» TASK DIRECTIONS
Restate exactly the lines of the entries below, beginning with the first and ending with the line that holds "0], [892, 0]];". Pictures are not copied.

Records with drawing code
----
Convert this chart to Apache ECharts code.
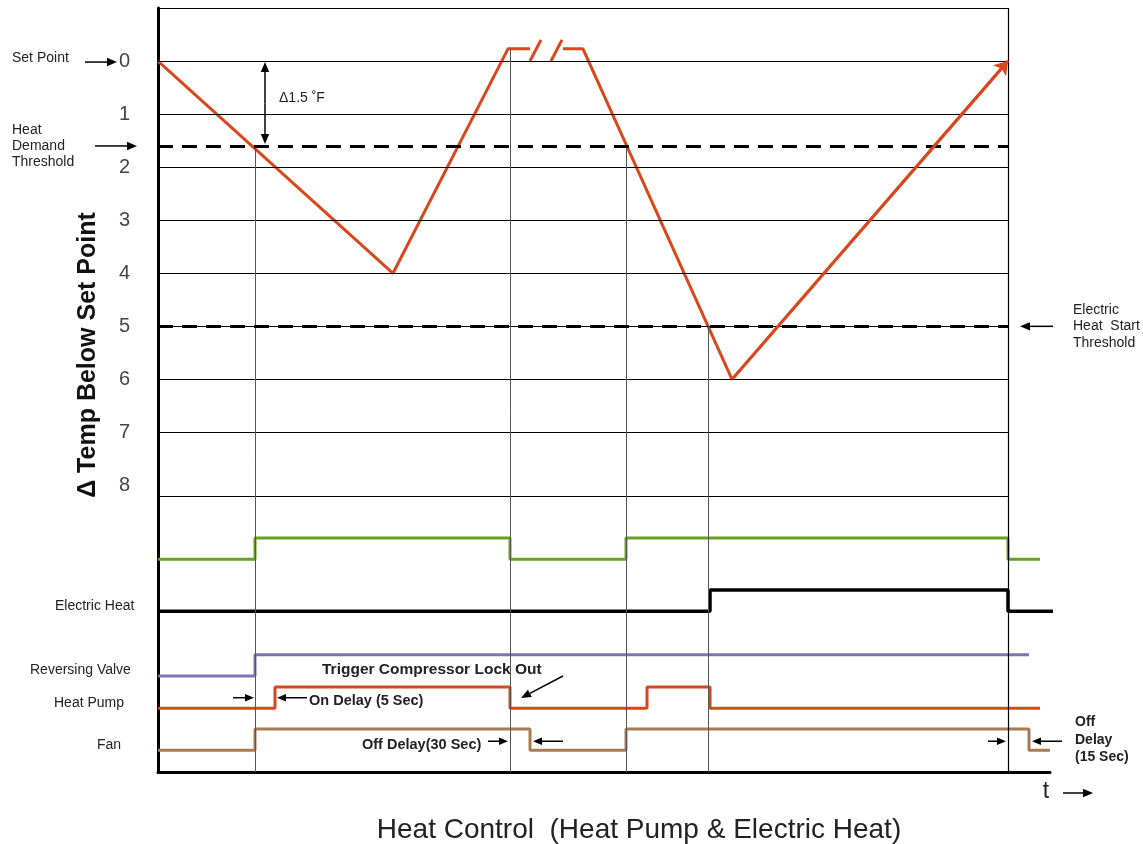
<!DOCTYPE html>
<html>
<head>
<meta charset="utf-8">
<script src="https://cdn.jsdelivr.net/npm/echarts@6/dist/echarts.min.js"></script>
<style>
  html, body { margin: 0; background: #fff; }
  #chart { width: 1143px; height: 844px; }
</style>
</head>
<body>
<div id="chart"></div>
<script>
// temperature below set point (deg F) against time
var tempRise = [[0, 0], [235, 4], [350, -0.23], [372, -0.23]];
var tempFall = [[405, -0.23], [425, -0.23], [574, 6], [850, 0]];
var breakMarks = [[[372, 0], [383, -0.4]], [[393, 0], [404, -0.4]]];
var gridLevels = [0, 1, 2, 3, 4, 5, 6, 7, 8.2];
var tickLabels = ['0', '1', '2', '3', '4', '5', '6', '7', '8'];
var heatDemand = 1.6;
var elecStart = 5;
// vertical event lines: [time, start level]
var events = [[97, 1.6], [352, -0.23], [468, 1.6], [550, 5]];

// digital signals: [time, state]
var callSig  = [[0, 0], [97, 1], [352, 0], [468, 1], [850, 0], [882, 0]];
var elecHeat = [[0, 0], [552, 1], [850, 0], [903, 0]];
var revValve = [[0, 0], [97, 1], [871, 1]];
var heatPump = [[0, 0], [117, 1], [352, 0], [489, 1], [552, 0], [882, 0]];
var fan      = [[0, 0], [97, 1], [372, 0], [468, 1], [871, 0], [892, 0]];

var FONT = 'Liberation Sans, Arial, sans-serif';
var RED = '#d9481c';

var chart = echarts.init(document.getElementById('chart'));

function levelize(sig, base) {
  return sig.map(function (p) { return [p[0], base - p[1] * 0.4]; });
}

function sigSeries(sig, base, color, width) {
  return {
    type: 'line', step: 'end', data: levelize(sig, base), symbol: 'none',
    clip: false, silent: true, animation: false,
    lineStyle: { color: color, width: width || 3 }
  };
}

function hLine(v, t0, t1) { return [{ coord: [t0, v] }, { coord: [t1, v] }]; }

var option = {
  backgroundColor: '#fff',
  grid: { left: 158, right: 93, top: 8, bottom: 72 },
  xAxis: {
    type: 'value', min: 0, max: 892,
    axisLine: { onZero: false, lineStyle: { color: '#000', width: 3 } },
    axisTick: { show: false }, axisLabel: { show: false }, splitLine: { show: false }
  },
  yAxis: {
    type: 'value', inverse: true, min: -1, max: 13.4, interval: 1,
    axisLine: { onZero: false, lineStyle: { color: '#000', width: 3 } },
    axisTick: { show: false }, splitLine: { show: false },
    axisLabel: {
      margin: 28, fontSize: 20, color: '#444', fontFamily: FONT,
      formatter: function (v) { return (v >= 0 && v <= 8) ? tickLabels[v] : ''; }
    }
  },
  series: [
    {
      // helper lines: grid, frame, thresholds, event markers
      type: 'line', data: [[0, -1]], symbol: 'none', clip: false, silent: true,
      animation: false, lineStyle: { opacity: 0 },
      markLine: {
        silent: true, symbol: 'none', animation: false, label: { show: false },
        lineStyle: { color: '#000', width: 1.2, type: 'solid' },
        data: gridLevels.map(function (v) { return hLine(v, 0, 850); })
          .concat([hLine(-1, 0, 850)])
          .concat([[{ coord: [850, -1] }, { coord: [850, 13.4] }]])
          .concat(events.map(function (e) {
            return [{ coord: [e[0], e[1]], lineStyle: { color: '#555', width: 1 } }, { coord: [e[0], 13.4] }];
          }))
          .concat([heatDemand, elecStart].map(function (v) {
            return [{ coord: [0, v], lineStyle: { color: '#000', width: 3, type: [15, 9] } }, { coord: [850, v] }];
          }))
      }
    },
    {
      type: 'line', data: tempRise, symbol: 'none', silent: true, animation: false,
      lineStyle: { color: RED, width: 3 }
    },
    {
      type: 'line', data: tempFall, symbol: 'none', silent: true, animation: false,
      lineStyle: { color: RED, width: 3 },
      markLine: {
        silent: true, animation: false, symbol: ['none', 'arrow'], symbolSize: 13,
        label: { show: false }, lineStyle: { color: RED, width: 3, type: 'solid' },
        data: [[{ coord: tempFall[2] }, { coord: tempFall[3] }]]
      }
    },
    {
      type: 'line', data: breakMarks[0], symbol: 'none', silent: true, animation: false,
      lineStyle: { color: RED, width: 3 }
    },
    {
      type: 'line', data: breakMarks[1], symbol: 'none', silent: true, animation: false,
      lineStyle: { color: RED, width: 3 }
    },
    sigSeries(callSig, 9.39, '#6b9f22'),
    sigSeries(elecHeat, 10.37, '#000', 3.5),
    sigSeries(revValve, 11.59, '#7a76b6'),
    sigSeries(heatPump, 12.2, RED),
    sigSeries(fan, 12.99, '#a97b52')
  ]
};

chart.setOption(option);

function px(t, v) { return chart.convertToPixel({ gridIndex: 0 }, [t, v]); }

function arrow(x1, y1, x2, y2, opts) {
  opts = opts || {};
  var color = opts.color || '#000', head = opts.head || 9, w = opts.width || 1.5;
  var dx = x2 - x1, dy = y2 - y1, len = Math.sqrt(dx * dx + dy * dy);
  var ux = dx / len, uy = dy / len;
  var bx = x2 - ux * head, by = y2 - uy * head;
  var hw = head * 0.42;
  return [
    { type: 'line', silent: true, shape: { x1: x1, y1: y1, x2: bx, y2: by }, style: { stroke: color, lineWidth: w } },
    { type: 'polygon', silent: true, shape: { points: [[x2, y2], [bx - uy * hw, by + ux * hw], [bx + uy * hw, by - ux * hw]] }, style: { fill: color } }
  ];
}

function text(str, x, y, opts) {
  opts = opts || {};
  return {
    type: 'text', silent: true, x: x, y: y, rotation: opts.rotation || 0,
    style: {
      text: str, font: opts.font || ('14px ' + FONT), fill: opts.color || '#222',
      textAlign: opts.align || 'left', textVerticalAlign: opts.valign || 'middle',
      lineHeight: opts.lineHeight || 16
    }
  };
}

var yZero = px(0, 0)[1];
var yDemand = px(0, heatDemand)[1];
var yElec = px(0, elecStart)[1];
var xEv1 = px(97, 0)[0], xEv2 = px(352, 0)[0], xFanOff = px(372, 0)[0];
var xHpOn = px(117, 0)[0], xEnd = px(850, 0)[0], xFanOff2 = px(871, 0)[0];
var xDelta = px(107, 0)[0];
var yHp = px(0, 12.0)[1], yFan = px(0, 12.82)[1];

var g = [];
g.push(text('Set Point', 12, yZero - 3));
g = g.concat(arrow(85, yZero + 1, 117, yZero + 1, { head: 10 }));
g.push(text('Heat\nDemand\nThreshold', 12, yDemand));
g = g.concat(arrow(95, yDemand, 137, yDemand, { head: 10 }));
g.push(text('Electric\nHeat  Start\nThreshold', 1073, yElec, { lineHeight: 16.5 }));
g = g.concat(arrow(1053, yElec, 1020, yElec, { head: 10 }));

// delta 1.5 F double arrow
g = g.concat(arrow(xDelta, (yZero + yDemand) / 2, xDelta, yZero + 1, { head: 10 }));
g = g.concat(arrow(xDelta, (yZero + yDemand) / 2, xDelta, yDemand - 2, { head: 10 }));
g.push(text('\u03941.5 \u02daF', 279, 98));

// signal names
g.push(text('Electric Heat', 55, 606));
g.push(text('Reversing Valve', 30, 670));
g.push(text('Heat Pump', 54, 703));
g.push(text('Fan', 97, 745));

var bold = 'bold 14.5px ' + FONT;
g.push(text('Trigger Compressor Lock Out', 322, 670, { font: 'bold 15.5px ' + FONT }));
g = g.concat(arrow(563, 676, xEv2 + 11, 698, { head: 10 }));
g = g.concat(arrow(xEv1 - 22, yHp, xEv1 - 1, yHp, { head: 9 }));
g = g.concat(arrow(xHpOn + 32, yHp, xHpOn + 2, yHp, { head: 9 }));
g.push(text('On Delay (5 Sec)', 309, 701, { font: bold }));
g.push(text('Off Delay(30 Sec)', 362, 745, { font: bold }));
g = g.concat(arrow(xEv2 - 22, yFan, xEv2 - 2, yFan, { head: 9 }));
g = g.concat(arrow(xFanOff + 33, yFan, xFanOff + 3, yFan, { head: 9 }));
g = g.concat(arrow(xEnd - 20, yFan, xEnd - 2, yFan, { head: 9 }));
g = g.concat(arrow(xFanOff2 + 33, yFan, xFanOff2 + 3, yFan, { head: 9 }));
g.push(text('Off\nDelay\n(15 Sec)', 1075, 740, { font: 'bold 14px ' + FONT, lineHeight: 17.5 }));

// axis captions
g.push(text('\u0394 Temp Below Set Point', 88, 355, { font: 'bold 25px ' + FONT, color: '#111', align: 'center', rotation: Math.PI / 2 }));
g.push(text('t', 1046, 792, { font: '23px ' + FONT, align: 'center' }));
g = g.concat(arrow(1063, 793, 1093, 793, { head: 10 }));
g.push(text('Heat Control  (Heat Pump & Electric Heat)', 639, 830, { font: '28px ' + FONT, align: 'center', color: '#222' }));

chart.setOption({ graphic: { elements: g } });
</script>
</body>
</html>
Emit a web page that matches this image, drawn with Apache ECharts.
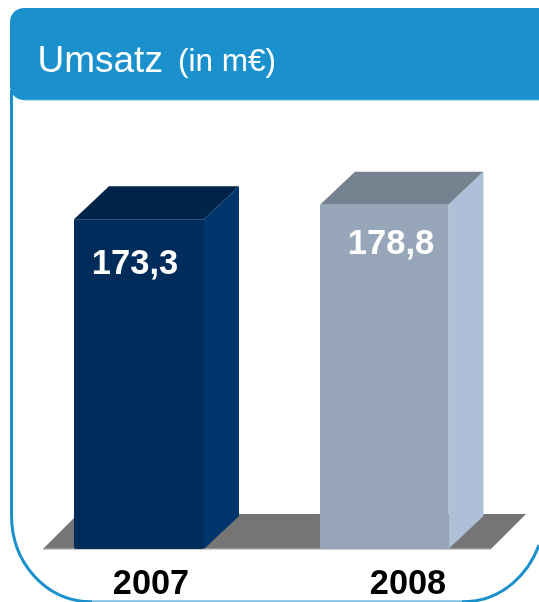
----
» THE COMPLETED TASK
Convert this chart to Apache ECharts code.
<!DOCTYPE html>
<html>
<head>
<meta charset="utf-8">
<script src="https://cdn.jsdelivr.net/npm/echarts@6/dist/echarts.min.js"></script>
<style>
  html, body { margin: 0; background: #fff; }
  #chart { width: 1143px; height: 844px; }
</style>
</head>
<body>
<div id="chart"></div>
<script>
// temperature below set point (deg F) against time
var tempRise = [[0, 0], [235, 4], [350, -0.23], [372, -0.23]];
var tempFall = [[405, -0.23], [425, -0.23], [574, 6], [850, 0]];
var breakMarks = [[[372, 0], [383, -0.4]], [[393, 0], [404, -0.4]]];
var gridLevels = [0, 1, 2, 3, 4, 5, 6, 7, 8.2];
var tickLabels = ['0', '1', '2', '3', '4', '5', '6', '7', '8'];
var heatDemand = 1.6;
var elecStart = 5;
// vertical event lines: [time, start level]
var events = [[97, 1.6], [352, -0.23], [468, 1.6], [550, 5]];

// digital signals: [time, state]
var callSig  = [[0, 0], [97, 1], [352, 0], [468, 1], [850, 0], [882, 0]];
var elecHeat = [[0, 0], [552, 1], [850, 0], [903, 0]];
var revValve = [[0, 0], [97, 1], [871, 1]];
var heatPump = [[0, 0], [117, 1], [352, 0], [489, 1], [552, 0], [882, 0]];
var fan      = [[0, 0], [97, 1], [372, 0], [468, 1], [871, 0], [892, 0]];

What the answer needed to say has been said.